Sunday 18 January 2009

TCP send in Linux 2.6

tcp_sendmsg() copies the data from userspace by buiding socket buffers and calling skb_entail() on each packet. skb_entail() calls tcp_add_write_queue_tail() for adding the buffer to the sk_write_queue of the socket and setting sk_send_head to the packet if it's not yet set.
Note the difference between sk_write_queue and sk_send_head, send_head denotes the first package which has not been requested for transmitting through the lower layer (IP) while all that the packages remain on the write_queue (until they are acked, check tcp_ack() during receiving)
In case the last packet added is the only one waiting for transmission (i.e. skb == skb_send_head) tcp_push_one() is called in order to advance sk_send_head and to call tcp_transmit_skb() on the package, otherwise it is simply enqueued.
Before returning the number of bytes copied from userspace tcp_sendmsg() calls tcp_push(), which calls __tcp_push_pending_frames(), which calls tcp_write_xmit(), the general function for iterating packets from sk_send_head and calling tcp_transmit_skb() for each of them.
Both tcp_push_one() and tcp_write_xmit() call tcp_transmit_skb() for the actuall transmission of a package through the socket's icsk_af_ops->queue_xmit() function.
Both tcp_push_one() and tcp_write_xmit() call tcp_event_new_data(), which advances sk_send_head and sets up the TCP_TIME_RETRANS timer of the socket if it's not set yet.

TCP receive in Linux 2.6

There are two ways of receiving packets from the NIC in the kernel, either through interrupts or by polling the interface.
During receiving through interrupts the netif_rx() function is called with the skb sk_buff, which enques the packet on the softnet_data's input_pkt_queue and schedules the NET_RX_SOFTIRQ softirq. (For the case when network cards would generate too many interrupts, the driver can register a poll function and switch off interrupts, by using the NAPI interface.)
The NET_RX_SOFTIRQ's func, net_rx_action() iterates the per processor softnet_data's poll queue - on which the backlog pseudo device is present as well - and calls each poll function. The backlog device's poll function, process_backlog(), is actually the one which processes the softnet_data's input_pkt_queue and pushes the sk_buff packets to the upper layers by calling netif_receive_skb() on each packet.
netif_receive_skb() will iterate the network packet handlers which match the protocol type and calls deliver_skb() function which in turn calls the protocol's "func" function, IP's packet handler function is ip_rcv().
ip_rcv() eventually calls ip_rcv_finish() which calls ip_route_info() on the skb in order to fill in the dst field. The dst field is a "rtable" struct which embeds a "dst_entry" struct. The dst_entry's ipunt field is a function pointer which is set to ip_local_deliver() in case of a packet that has to be delivered locally.

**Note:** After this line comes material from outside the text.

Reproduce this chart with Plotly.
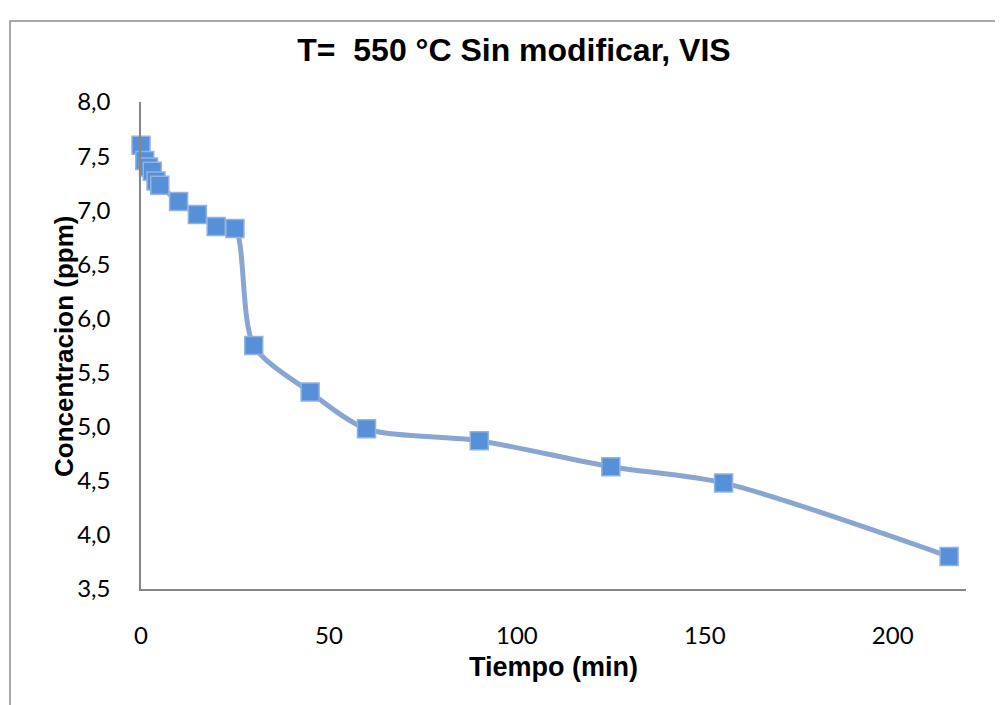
import plotly.graph_objects as go

# data
tiempo_min = [0, 1, 2, 3, 4, 5, 10, 15, 20, 25, 30, 45, 60, 90, 125, 155, 215]
concentracion_ppm = [7.60, 7.46, 7.40, 7.36, 7.27, 7.23, 7.08, 6.96, 6.85, 6.83,
                     5.75, 5.32, 4.98, 4.87, 4.63, 4.48, 3.80]

x_ticks = [0, 50, 100, 150, 200]
y_ticks = [3.5, 4.0, 4.5, 5.0, 5.5, 6.0, 6.5, 7.0, 7.5, 8.0]

title_font = 'Liberation Sans, Arial, sans-serif'
tick_font = 'Lato, Open Sans, sans-serif'

# the page body has an 8px margin, so the figure is drawn 8px smaller
PAGE_OFFSET = 8
W, H = 1003 - PAGE_OFFSET, 705 - PAGE_OFFSET

fig = go.Figure()

fig.add_trace(
    go.Scatter(
        x=tiempo_min,
        y=concentracion_ppm,
        mode='lines+markers',
        line=dict(color='#8aa5cf', width=5, shape='spline', smoothing=0.8),
        marker=dict(symbol='square', size=18, color='#5590d8',
                    line=dict(color='#92b2e0', width=1.5)),
        cliponaxis=False,
        showlegend=False
    )
)

fig.update_layout(
    width=W,
    height=H,
    paper_bgcolor='white',
    plot_bgcolor='white',
    separators=',.',
    margin=dict(l=141 - PAGE_OFFSET, r=37, t=102 - PAGE_OFFSET, b=116),
    title=dict(
        text='<b>T=  550 °C Sin modificar, VIS</b>',
        xref='container', yref='container',
        x=(514 - PAGE_OFFSET) / W, y=1 - (50 - PAGE_OFFSET) / H,
        xanchor='center', yanchor='middle',
        font=dict(family=title_font, size=32, color='black')
    ),
    showlegend=False
)

fig.update_xaxes(
    range=[0, 219.5],
    tickvals=x_ticks,
    showgrid=False,
    zeroline=False,
    showline=True,
    linecolor='#868686',
    linewidth=1.5,
    ticks='',
    ticklabelstandoff=24,
    tickfont=dict(family=tick_font, size=24, color='black')
)

fig.update_yaxes(
    range=[3.5, 8.0],
    tickvals=y_ticks,
    tickformat='.1f',
    showgrid=False,
    zeroline=False,
    showline=True,
    linecolor='#868686',
    linewidth=1.5,
    ticks='',
    ticklabelstandoff=24,
    tickfont=dict(family=tick_font, size=24, color='black')
)

# axis titles (positions in plot-area fractions)
fig.add_annotation(
    text='<b>Tiempo (min)</b>', xref='paper', yref='paper',
    x=0.5, y=(589 - 667) / 487, xanchor='center', yanchor='middle',
    showarrow=False, font=dict(family=title_font, size=27, color='black')
)
fig.add_annotation(
    text='<b>Concentracion (ppm)</b>', xref='paper', yref='paper',
    x=(64 - 141) / 825, y=(589 - 347) / 487, xanchor='center', yanchor='middle',
    textangle=-90, showarrow=False,
    font=dict(family=title_font, size=26, color='black')
)

# chart area frame (partly cut off on the right and bottom)
fig.add_shape(
    type='rect', xref='paper', yref='paper',
    x0=(10 - 141) / 825, x1=(1020 - 141) / 825,
    y0=(589 - 720) / 487, y1=(589 - 21) / 487,
    line=dict(color='#8c8c8c', width=1.5), fillcolor='rgba(0,0,0,0)',
    layer='below'
)

fig.write_html("out.html")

There is a global inet_protos array (hash) of "net_protocol" structs which represents the registered transport layer protocols, TCP's net_protocol is called tcp_protocol. ip_local_deliver() dereferences the protocol array and calls its handler function, TCP's handler is tcp_v4_rcv().

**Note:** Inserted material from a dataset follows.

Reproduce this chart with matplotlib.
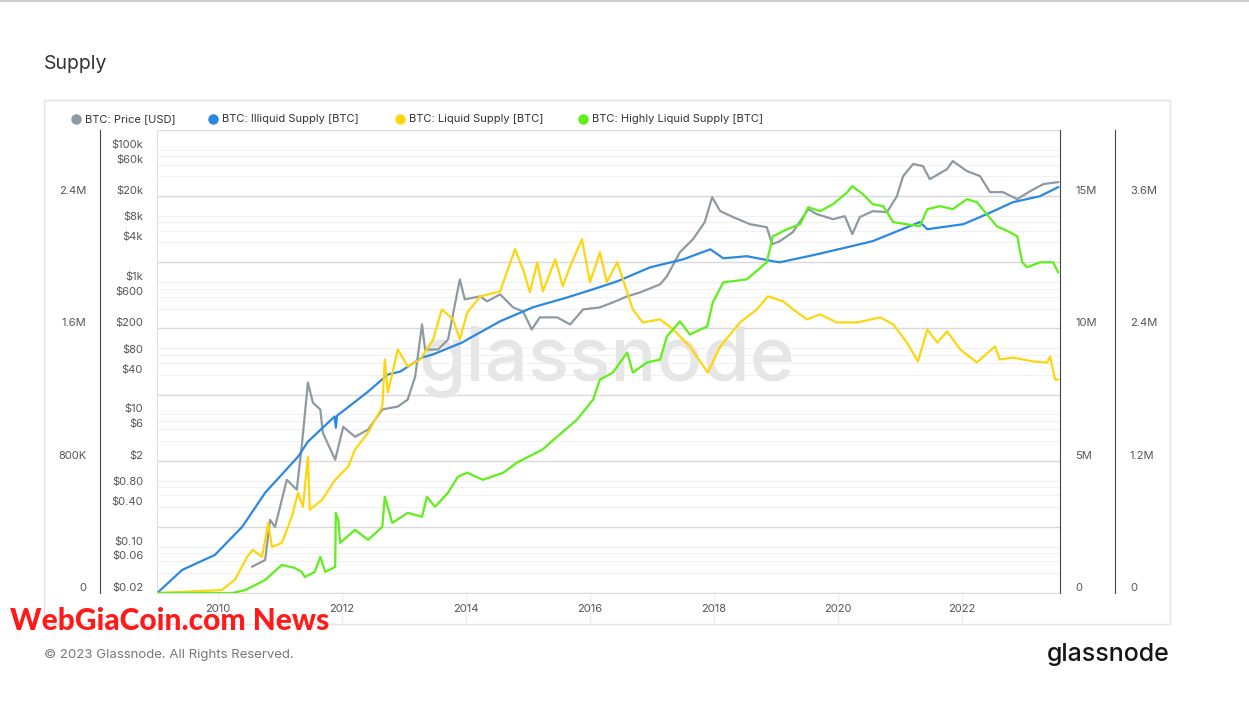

There are three receive queues of a socket, the sk_backlog, the ucopy.prequeue and the main sk_receive_queue.
The three queues have the following purposes: prequeue is responsible for putting off in order data processing to process context in case a process is waiting on the socket (called fastpath), receive queue is the standard way of receiving packets if no reader process is waiting when the package was received. Backlog is used to temporarily store received packages in case a reader is processing the receive queue.

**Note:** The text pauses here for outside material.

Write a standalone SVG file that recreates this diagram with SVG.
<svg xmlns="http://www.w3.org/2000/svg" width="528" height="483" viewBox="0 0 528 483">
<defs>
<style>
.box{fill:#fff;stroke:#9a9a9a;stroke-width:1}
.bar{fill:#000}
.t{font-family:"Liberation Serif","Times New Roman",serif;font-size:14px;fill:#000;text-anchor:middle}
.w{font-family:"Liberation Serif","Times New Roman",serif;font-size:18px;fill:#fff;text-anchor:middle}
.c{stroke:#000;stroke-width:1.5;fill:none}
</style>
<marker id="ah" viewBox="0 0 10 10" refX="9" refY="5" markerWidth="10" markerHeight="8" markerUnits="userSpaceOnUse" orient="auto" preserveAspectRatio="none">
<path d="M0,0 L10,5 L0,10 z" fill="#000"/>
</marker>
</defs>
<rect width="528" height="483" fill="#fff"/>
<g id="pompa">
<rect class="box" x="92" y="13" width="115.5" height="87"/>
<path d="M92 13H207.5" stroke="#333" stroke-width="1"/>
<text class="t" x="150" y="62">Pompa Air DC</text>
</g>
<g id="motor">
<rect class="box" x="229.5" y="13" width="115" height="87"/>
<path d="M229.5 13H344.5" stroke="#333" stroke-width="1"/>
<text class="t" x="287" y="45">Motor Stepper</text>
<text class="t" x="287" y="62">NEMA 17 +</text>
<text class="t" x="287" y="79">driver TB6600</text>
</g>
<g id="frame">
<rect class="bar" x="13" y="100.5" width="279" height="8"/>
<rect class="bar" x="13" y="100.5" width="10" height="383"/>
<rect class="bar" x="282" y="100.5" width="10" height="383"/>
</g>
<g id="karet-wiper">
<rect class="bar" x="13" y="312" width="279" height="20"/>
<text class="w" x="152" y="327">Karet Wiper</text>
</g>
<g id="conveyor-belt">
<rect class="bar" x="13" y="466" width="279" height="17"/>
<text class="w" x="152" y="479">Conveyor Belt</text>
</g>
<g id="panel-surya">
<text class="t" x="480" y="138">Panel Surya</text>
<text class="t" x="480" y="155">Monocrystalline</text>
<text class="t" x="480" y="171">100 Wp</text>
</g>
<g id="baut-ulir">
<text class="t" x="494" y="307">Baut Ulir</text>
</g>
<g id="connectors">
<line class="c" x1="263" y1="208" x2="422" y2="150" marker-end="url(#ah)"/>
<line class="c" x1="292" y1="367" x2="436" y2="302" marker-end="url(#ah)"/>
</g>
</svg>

tcp_v4_rcv() calls tcp_rcv_established() if the connection is established and puts a socket buffer on the preqeue if the socket is not locked but there is a user process waiting for reading (ucopy.task is set) and the socket buffer contains in order data according to the expected sequence number.
The main purpose of the prequeue mechanism is to allow processing of socket buffers in process
context and therefore decreasing the amount of time spent in bottom half (softirq) processing.
The process is awaken after putting the buffer on the queue. If there is no user process waiting tcp_v4_do_rcv() is called directly in the softirq context and the skb is placed on the main receive queue. If the socket is locked, the packet goes to the backlog queue. tcp_recvmsg() is the function called from process context in order to copy segments to user space. It processes the receive queue and/or installs itself as a waiter for data in case the queue is empty or the requested amount of bytes were not available yet. Doing so it calls tcp_data_wait() which will wait until tcp_v4_rcv() receives packages from the IP layer.
Backlog queue is also processed in tcp_recvmsg() right before the socket is released after a read operation.
Note that tcp_v4_do_rcv() can be called either in softirq or process context. Process context is responsible for data transfer to userspace, while softirq will place the buffer on the receive queue. tcp_v4_do_rcv() is called in process context through the sk_backlog_rcv field of the socket when the prequeue is iterated in tcp_prequeue_process().
Note that tcp_rcv_established() calls tcp_ack() as well, which cleans the socket's write_queue (i.e. retransmit queue) according to the ACK received in the package (check send side).